O vendedor de beiju e castanha
Ele veio arrastando sandálias e perguntou humildemente, Olá caro cliente: - O que prefere - Beiju ou castanha torrada ? Pensei nas duas opções: a primeira não seria agradável porque a mandioca fria podia contribuir para um sintoma de azia, e também sem saber qual recheio aquela iguaria trazia. Desse modo, preferi o segundo, 3 saquinhos de castanha por seis contos.
Não sabia que aquela venda daria um conto, mas enfim, deu. A castanha é o petisco perfeito, tem sabor adocicado e salgado ao mesmo tempo. Combina com café, chá de erva-doce, chá mate, suco de laranja, capuccino. Lembrei dos tempos de menino, quando inocente, apedrejava os frutos no cajueiro. As pedras passavam rente ao fruto e me dava um suspiro. Observava aquela cor avermelhada tão convidativa, então, não poderia sair dali no desejo.
Concentrava-me com decisão. Flexionava o braço e numa tacada dessa vez a pedra batia certeira no pedúnculo do almejado caju. Ajuntava uns 5 ou 6 já eram suficiente. Alguns vinham muito doces, outros azedo para caramba, numa compensação. O bom paladar cítrico do caju, fazia esquecer até do gosto da noda que ficava na boca. Um gosto anestésico e persistente. Voltei ao meu real. Lá estava o vendedor sorridente oferecendo o que a Natureza o ofereceu gratuita. Assim como eu, ele atirou algo para pegar o caju. Sua esperança era de que a Terra o sustentasse , suprisse sua feira, que ela torrasse sua castanha, sustentasse seu filho, amamentasse seus sonhos de ter sua casa e sua família com saúde. Que maravilha ! Quanta coisa a Terra nos dá sem contraprestação! O que era aquela humilde prata oferecida pela iguaria perante o que recebemos em troca ? O cajueiro não aborta flores, o agricultor não dorme até tarde, a Apis (abelha) visita seu fruto fiel e espalha os pós do amor, o solo não seca, a Mata distante e espaçada resiste e vegeta. O sonho do vendedor acerta e vinga... ele não dorme.

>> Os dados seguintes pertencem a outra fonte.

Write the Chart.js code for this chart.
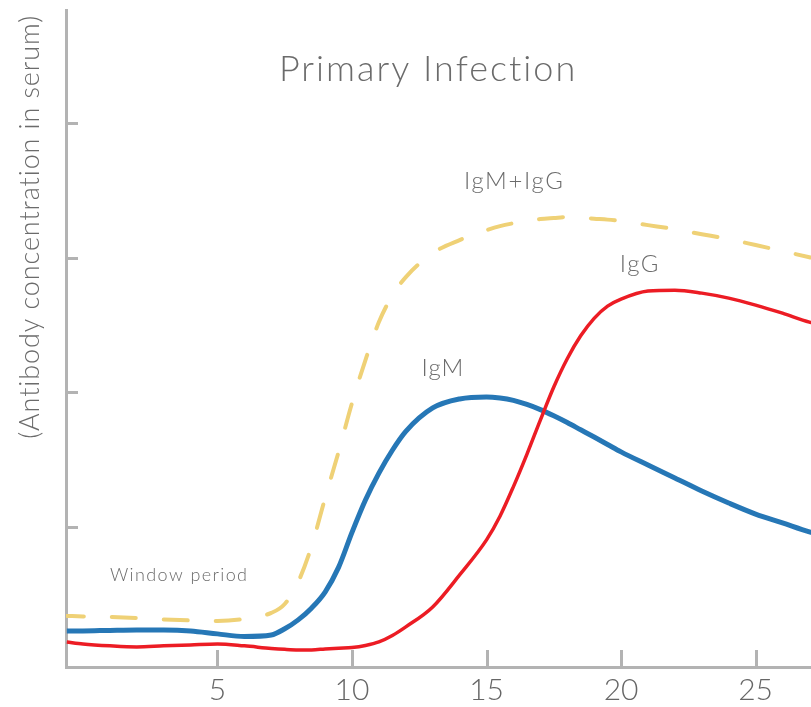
<!DOCTYPE html>
<html>
<head>
<meta charset="utf-8">
<script src="https://cdn.jsdelivr.net/npm/chart.js@4.4.1/dist/chart.umd.min.js"></script>
<style>
  html, body { margin: 0; padding: 0; background: #ffffff; }
  canvas { display: block; }
</style>
</head>
<body>
<canvas id="c" width="811" height="707"></canvas>
<script>
// ---- data (days after infection vs. relative antibody concentration) ----
const days   = [-0.6, 0, 1, 2, 3, 4, 5, 6, 7, 7.5, 8, 8.5, 9, 9.5, 10, 10.5, 11, 11.5, 12, 13, 14, 15, 15.5, 16, 16.5, 17, 17.5, 18, 18.5, 19, 19.5, 20, 21, 22, 23, 24, 25, 26, 27, 27.1];
const igm    = [0.228, 0.228, 0.232, 0.235, 0.235, 0.228, 0.206, 0.187, 0.198, 0.244, 0.310, 0.399, 0.517, 0.700, 0.960, 1.200, 1.400, 1.570, 1.710, 1.884, 1.951, 1.966, 1.958, 1.940, 1.910, 1.872, 1.826, 1.776, 1.722, 1.668, 1.613, 1.558, 1.460, 1.364, 1.267, 1.178, 1.096, 1.030, 0.963, 0.958];
const igg    = [0.146, 0.131, 0.117, 0.109, 0.117, 0.124, 0.131, 0.117, 0.098, 0.091, 0.087, 0.087, 0.094, 0.100, 0.105, 0.120, 0.146, 0.194, 0.258, 0.406, 0.644, 0.904, 1.080, 1.300, 1.540, 1.794, 2.040, 2.250, 2.420, 2.550, 2.640, 2.692, 2.752, 2.759, 2.737, 2.700, 2.648, 2.588, 2.522, 2.518];
const igmIgg = [0.339, 0.336, 0.332, 0.324, 0.313, 0.306, 0.302, 0.317, 0.362, 0.428, 0.592, 0.859, 1.215, 1.557, 1.921, 2.240, 2.522, 2.720, 2.856, 3.034, 3.131, 3.205, 3.235, 3.256, 3.272, 3.287, 3.295, 3.302, 3.298, 3.290, 3.283, 3.272, 3.242, 3.212, 3.175, 3.138, 3.094, 3.049, 3.004, 3.000];

const xTicks = [5, 10, 15, 20, 25];
const yTicks = [1, 2, 3, 4];
const xRange = [-0.63, 27.06];
const yRange = [-0.04, 4.84];

const chartTitle = 'Primary Infection';
const yAxisTitle = '(Antibody concentration in serum)';
const seriesNames = ['IgG', 'IgM', 'IgM+IgG'];
const noteText = 'Window period';

// annotation anchors in data units (x = day, y = concentration)
const textAnchors = [
  { text: chartTitle,     x: 12.79, y: 4.311, size: 36, spacing: 2.0 },
  { text: 'IgM+IgG',      x: 16.0,  y: 3.509, size: 24, spacing: 1.6 },
  { text: 'IgG',          x: 20.67, y: 2.893, size: 24, spacing: 1.5 },
  { text: 'IgM',          x: 13.36, y: 2.121, size: 24, spacing: 1.2 },
  { text: noteText,       x: 3.55,  y: 0.599, size: 18, spacing: 1.4 }
];

const FONT = 'Lato, "Open Sans", "Noto Sans", sans-serif';
const AXIS_GREY = '#b3b3b3';
const TEXT_GREY = '#6b6b6b';

const toXY = (ys) => days.map((d, i) => ({ x: d, y: ys[i] }));

const decor = {
  id: 'decor',
  beforeDatasetsDraw(chart) {
    const { ctx, chartArea, scales } = chart;
    ctx.save();
    ctx.strokeStyle = AXIS_GREY;
    ctx.lineWidth = 3;
    ctx.lineCap = 'butt';
    xTicks.forEach(v => {
      const px = Math.round(scales.x.getPixelForValue(v)) + 0.5;
      ctx.beginPath();
      ctx.moveTo(px, chartArea.bottom);
      ctx.lineTo(px, chartArea.bottom - 17);
      ctx.stroke();
    });
    yTicks.forEach(v => {
      const py = Math.round(scales.y.getPixelForValue(v)) + 0.5;
      ctx.beginPath();
      ctx.moveTo(chartArea.left, py);
      ctx.lineTo(chartArea.left + 12, py);
      ctx.stroke();
    });
    ctx.restore();
  },
  afterDatasetsDraw(chart) {
    const { ctx, chartArea, scales } = chart;
    ctx.save();
    ctx.fillStyle = TEXT_GREY;
    ctx.textAlign = 'center';
    ctx.textBaseline = 'alphabetic';
    textAnchors.forEach(a => {
      ctx.font = `300 ${a.size}px ${FONT}`;
      ctx.letterSpacing = a.spacing + 'px';
      ctx.fillText(a.text, scales.x.getPixelForValue(a.x) + a.spacing / 2, scales.y.getPixelForValue(a.y));
    });
    ctx.translate(chartArea.left - 36, chartArea.top + 5);
    ctx.rotate(-Math.PI / 2);
    ctx.textAlign = 'right';
    ctx.textBaseline = 'middle';
    ctx.font = `300 27px ${FONT}`;
    ctx.letterSpacing = '0.9px';
    ctx.fillText(yAxisTitle, 0, 0);
    ctx.restore();
  }
};

new Chart(document.getElementById('c'), {
  type: 'line',
  data: {
    datasets: [
      { label: seriesNames[0], data: toXY(igg),    borderColor: '#ec1c24', borderWidth: 3.5 },
      { label: seriesNames[1], data: toXY(igm),    borderColor: '#2677b6', borderWidth: 5 },
      { label: seriesNames[2], data: toXY(igmIgg), borderColor: '#efd176', borderWidth: 4,
        borderDash: [24, 28], borderDashOffset: 7, borderCapStyle: 'round' }
    ]
  },
  options: {
    responsive: false,
    devicePixelRatio: 1,
    animation: false,
    parsing: false,
    layout: { padding: { top: 10, right: 0, bottom: 0, left: 0 } },
    elements: {
      point: { radius: 0, hoverRadius: 0 },
      line: { cubicInterpolationMode: 'monotone', fill: false }
    },
    plugins: {
      legend: { display: false },
      tooltip: { enabled: false },
      title: { display: false }
    },
    scales: {
      x: {
        type: 'linear',
        min: xRange[0],
        max: xRange[1],
        afterBuildTicks: s => { s.ticks = xTicks.map(v => ({ value: v })); },
        afterFit: s => { s.height = 40; },
        grid: { display: false, drawTicks: false },
        border: { display: true, color: AXIS_GREY, width: 3 },
        ticks: { color: '#666666', font: { family: FONT, size: 30, weight: 300 }, padding: 5, maxRotation: 0, autoSkip: false }
      },
      y: {
        type: 'linear',
        min: yRange[0],
        max: yRange[1],
        afterBuildTicks: s => { s.ticks = yTicks.map(v => ({ value: v })); },
        afterFit: s => { s.width = 66; },
        grid: { display: false, drawTicks: false },
        border: { display: true, color: AXIS_GREY, width: 3 },
        ticks: { display: false }
      }
    }
  },
  plugins: [decor]
});
</script>
</body>
</html>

Aquele homem era um regionalista e resistente vendedor de recursos naturais, uma profissão justa. Seguramente ele se sentia um pouco desvalorizado porque não vendia pneus nem imóveis com margem de lucro alta. Intuitivamente, porém, ele sabia do quanto dependia daquela Terra. Quanto ela o tem suprido, e mesmo assim, nada cobrou, somente que continuasse ali a existir como essência do caju, como produto da castanha, como sabor de iguaria singular e regional.